**Exercise aim**
In the data below, find every line that has the string "code", and copy it.

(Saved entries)
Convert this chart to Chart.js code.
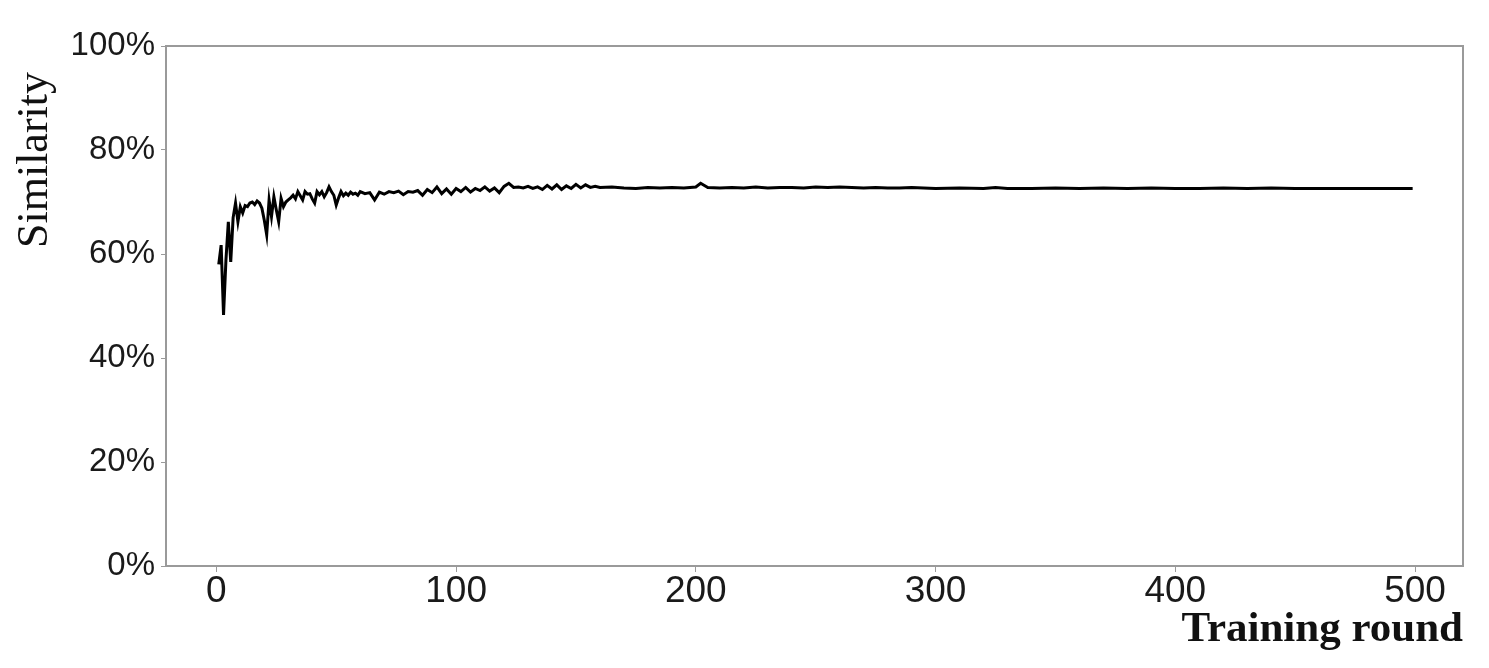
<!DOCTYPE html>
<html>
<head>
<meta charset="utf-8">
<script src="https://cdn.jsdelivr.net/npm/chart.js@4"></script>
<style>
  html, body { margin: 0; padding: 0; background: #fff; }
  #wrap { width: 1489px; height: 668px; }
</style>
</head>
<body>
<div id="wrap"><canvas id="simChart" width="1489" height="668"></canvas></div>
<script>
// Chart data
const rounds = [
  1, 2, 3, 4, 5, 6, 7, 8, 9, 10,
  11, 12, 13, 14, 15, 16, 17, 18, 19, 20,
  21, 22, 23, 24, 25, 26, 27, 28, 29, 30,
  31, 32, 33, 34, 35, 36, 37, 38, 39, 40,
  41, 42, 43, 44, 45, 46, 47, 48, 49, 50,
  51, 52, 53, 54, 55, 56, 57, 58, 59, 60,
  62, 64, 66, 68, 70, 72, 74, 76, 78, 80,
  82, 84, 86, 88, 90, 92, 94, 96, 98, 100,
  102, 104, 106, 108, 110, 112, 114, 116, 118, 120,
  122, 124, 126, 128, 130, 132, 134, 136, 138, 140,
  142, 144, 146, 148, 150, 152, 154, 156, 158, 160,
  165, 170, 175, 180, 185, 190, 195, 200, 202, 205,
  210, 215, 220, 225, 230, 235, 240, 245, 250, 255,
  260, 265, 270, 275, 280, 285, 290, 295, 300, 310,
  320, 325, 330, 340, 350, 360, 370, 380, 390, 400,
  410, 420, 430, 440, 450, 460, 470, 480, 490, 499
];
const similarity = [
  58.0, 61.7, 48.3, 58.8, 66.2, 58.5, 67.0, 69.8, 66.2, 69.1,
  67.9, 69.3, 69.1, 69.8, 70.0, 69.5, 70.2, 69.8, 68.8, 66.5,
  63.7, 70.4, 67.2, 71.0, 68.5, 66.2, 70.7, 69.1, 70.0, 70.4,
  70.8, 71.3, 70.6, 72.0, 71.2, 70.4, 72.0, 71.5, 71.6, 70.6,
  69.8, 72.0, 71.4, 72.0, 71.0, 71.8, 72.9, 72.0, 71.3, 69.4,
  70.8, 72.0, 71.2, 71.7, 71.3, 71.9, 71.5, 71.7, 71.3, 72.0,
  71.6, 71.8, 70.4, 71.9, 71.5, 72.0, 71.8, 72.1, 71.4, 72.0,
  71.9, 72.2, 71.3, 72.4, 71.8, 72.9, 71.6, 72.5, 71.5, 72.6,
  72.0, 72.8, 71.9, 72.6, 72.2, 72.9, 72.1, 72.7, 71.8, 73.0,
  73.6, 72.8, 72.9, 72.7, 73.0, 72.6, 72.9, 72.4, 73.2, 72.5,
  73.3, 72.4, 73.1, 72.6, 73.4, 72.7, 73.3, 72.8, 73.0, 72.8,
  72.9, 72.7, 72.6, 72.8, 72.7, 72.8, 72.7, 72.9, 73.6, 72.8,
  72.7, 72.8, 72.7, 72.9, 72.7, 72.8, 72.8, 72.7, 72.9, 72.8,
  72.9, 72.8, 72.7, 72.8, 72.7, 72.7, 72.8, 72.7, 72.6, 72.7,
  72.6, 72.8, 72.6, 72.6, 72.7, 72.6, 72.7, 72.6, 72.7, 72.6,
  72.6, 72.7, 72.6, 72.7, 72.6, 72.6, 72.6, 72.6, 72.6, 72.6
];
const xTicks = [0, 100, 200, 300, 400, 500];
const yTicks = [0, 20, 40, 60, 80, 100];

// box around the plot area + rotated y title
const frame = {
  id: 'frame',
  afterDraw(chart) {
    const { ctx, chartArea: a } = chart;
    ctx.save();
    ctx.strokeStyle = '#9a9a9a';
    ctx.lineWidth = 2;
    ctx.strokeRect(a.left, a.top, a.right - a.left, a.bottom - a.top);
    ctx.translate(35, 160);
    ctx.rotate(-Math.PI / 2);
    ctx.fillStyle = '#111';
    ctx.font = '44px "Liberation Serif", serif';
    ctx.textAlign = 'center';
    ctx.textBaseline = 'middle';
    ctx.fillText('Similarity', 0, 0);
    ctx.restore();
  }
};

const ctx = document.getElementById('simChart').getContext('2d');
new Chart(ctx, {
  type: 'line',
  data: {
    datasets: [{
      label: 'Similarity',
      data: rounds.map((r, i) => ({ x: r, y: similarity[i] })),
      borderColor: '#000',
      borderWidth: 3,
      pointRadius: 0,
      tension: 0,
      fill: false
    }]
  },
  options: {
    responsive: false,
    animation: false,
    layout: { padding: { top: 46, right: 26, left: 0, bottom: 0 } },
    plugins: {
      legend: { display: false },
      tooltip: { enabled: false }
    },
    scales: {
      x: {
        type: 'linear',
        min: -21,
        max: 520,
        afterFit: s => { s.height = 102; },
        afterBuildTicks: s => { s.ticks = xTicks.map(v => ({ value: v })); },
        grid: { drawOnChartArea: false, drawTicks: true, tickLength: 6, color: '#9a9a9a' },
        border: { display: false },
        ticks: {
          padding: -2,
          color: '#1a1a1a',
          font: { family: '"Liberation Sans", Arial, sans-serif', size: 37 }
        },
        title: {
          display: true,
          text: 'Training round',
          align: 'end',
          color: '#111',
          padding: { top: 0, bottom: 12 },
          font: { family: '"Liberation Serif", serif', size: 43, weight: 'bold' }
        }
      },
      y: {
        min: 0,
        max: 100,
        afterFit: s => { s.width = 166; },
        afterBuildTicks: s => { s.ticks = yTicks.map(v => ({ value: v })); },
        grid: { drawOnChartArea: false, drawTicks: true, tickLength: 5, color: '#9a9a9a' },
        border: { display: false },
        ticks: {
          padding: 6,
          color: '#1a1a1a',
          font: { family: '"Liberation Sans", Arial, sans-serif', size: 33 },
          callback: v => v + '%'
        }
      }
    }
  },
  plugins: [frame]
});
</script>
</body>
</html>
==
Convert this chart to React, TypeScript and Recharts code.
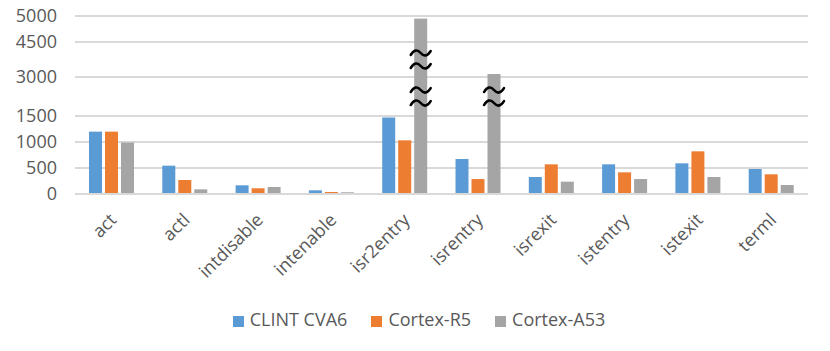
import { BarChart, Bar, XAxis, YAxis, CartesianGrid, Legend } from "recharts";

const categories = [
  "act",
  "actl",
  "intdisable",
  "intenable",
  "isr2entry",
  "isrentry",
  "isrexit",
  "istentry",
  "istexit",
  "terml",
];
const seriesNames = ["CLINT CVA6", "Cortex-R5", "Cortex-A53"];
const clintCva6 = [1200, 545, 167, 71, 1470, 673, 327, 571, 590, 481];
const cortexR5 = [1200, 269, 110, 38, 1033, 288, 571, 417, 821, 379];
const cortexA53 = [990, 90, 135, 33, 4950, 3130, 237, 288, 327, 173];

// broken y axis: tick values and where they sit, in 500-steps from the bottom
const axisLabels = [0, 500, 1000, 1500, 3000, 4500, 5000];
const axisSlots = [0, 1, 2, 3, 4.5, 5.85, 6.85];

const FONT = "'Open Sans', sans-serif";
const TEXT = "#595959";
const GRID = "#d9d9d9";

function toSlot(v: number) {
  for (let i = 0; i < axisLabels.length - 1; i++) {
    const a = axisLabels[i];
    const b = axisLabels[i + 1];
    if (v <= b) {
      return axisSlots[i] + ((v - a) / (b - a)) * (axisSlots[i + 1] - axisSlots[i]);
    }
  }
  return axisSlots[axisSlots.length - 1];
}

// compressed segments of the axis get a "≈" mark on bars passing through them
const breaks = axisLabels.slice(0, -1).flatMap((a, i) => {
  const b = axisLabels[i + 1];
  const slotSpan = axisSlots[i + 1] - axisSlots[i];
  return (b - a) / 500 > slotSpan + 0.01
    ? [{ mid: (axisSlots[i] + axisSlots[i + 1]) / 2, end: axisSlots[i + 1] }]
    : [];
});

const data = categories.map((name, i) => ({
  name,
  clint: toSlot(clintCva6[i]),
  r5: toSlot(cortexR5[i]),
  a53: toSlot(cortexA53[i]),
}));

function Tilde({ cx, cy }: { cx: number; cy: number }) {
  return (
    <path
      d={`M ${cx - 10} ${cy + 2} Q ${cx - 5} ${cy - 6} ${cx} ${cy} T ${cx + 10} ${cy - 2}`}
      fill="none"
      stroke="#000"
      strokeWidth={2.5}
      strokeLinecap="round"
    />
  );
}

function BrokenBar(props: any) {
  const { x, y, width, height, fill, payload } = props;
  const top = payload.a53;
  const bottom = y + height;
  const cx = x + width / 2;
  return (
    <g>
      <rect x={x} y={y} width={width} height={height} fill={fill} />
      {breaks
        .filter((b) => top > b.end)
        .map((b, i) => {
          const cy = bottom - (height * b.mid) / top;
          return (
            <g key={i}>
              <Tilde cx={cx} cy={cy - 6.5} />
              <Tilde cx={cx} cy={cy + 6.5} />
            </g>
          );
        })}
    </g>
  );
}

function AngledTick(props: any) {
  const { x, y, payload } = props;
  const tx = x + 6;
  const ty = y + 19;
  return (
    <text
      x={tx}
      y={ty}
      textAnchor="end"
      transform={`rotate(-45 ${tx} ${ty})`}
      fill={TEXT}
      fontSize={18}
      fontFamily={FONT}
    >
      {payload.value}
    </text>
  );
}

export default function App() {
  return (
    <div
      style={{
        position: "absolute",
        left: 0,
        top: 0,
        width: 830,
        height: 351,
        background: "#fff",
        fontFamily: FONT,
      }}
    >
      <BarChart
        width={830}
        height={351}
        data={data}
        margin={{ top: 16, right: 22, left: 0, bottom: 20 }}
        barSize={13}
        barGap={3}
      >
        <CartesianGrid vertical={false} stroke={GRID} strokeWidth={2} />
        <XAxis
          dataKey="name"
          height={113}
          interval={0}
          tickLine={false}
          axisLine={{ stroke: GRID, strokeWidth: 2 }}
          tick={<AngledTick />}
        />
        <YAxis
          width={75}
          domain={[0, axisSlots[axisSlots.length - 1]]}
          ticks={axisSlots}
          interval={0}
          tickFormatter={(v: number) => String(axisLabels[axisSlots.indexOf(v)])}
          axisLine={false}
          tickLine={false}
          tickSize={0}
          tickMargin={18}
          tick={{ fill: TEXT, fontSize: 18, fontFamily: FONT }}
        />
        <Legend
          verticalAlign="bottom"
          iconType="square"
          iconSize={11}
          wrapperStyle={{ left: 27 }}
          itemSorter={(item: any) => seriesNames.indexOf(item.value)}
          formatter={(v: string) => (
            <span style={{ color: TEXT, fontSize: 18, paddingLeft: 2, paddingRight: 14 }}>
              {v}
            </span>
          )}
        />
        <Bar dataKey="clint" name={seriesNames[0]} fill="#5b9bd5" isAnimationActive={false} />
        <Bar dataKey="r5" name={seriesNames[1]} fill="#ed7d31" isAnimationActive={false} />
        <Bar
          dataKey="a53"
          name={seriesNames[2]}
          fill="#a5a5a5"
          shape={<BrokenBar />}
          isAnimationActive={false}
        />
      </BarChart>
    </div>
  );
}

**Written answer**
Convert this chart to Chart.js code.
Convert this chart to React, TypeScript and Recharts code.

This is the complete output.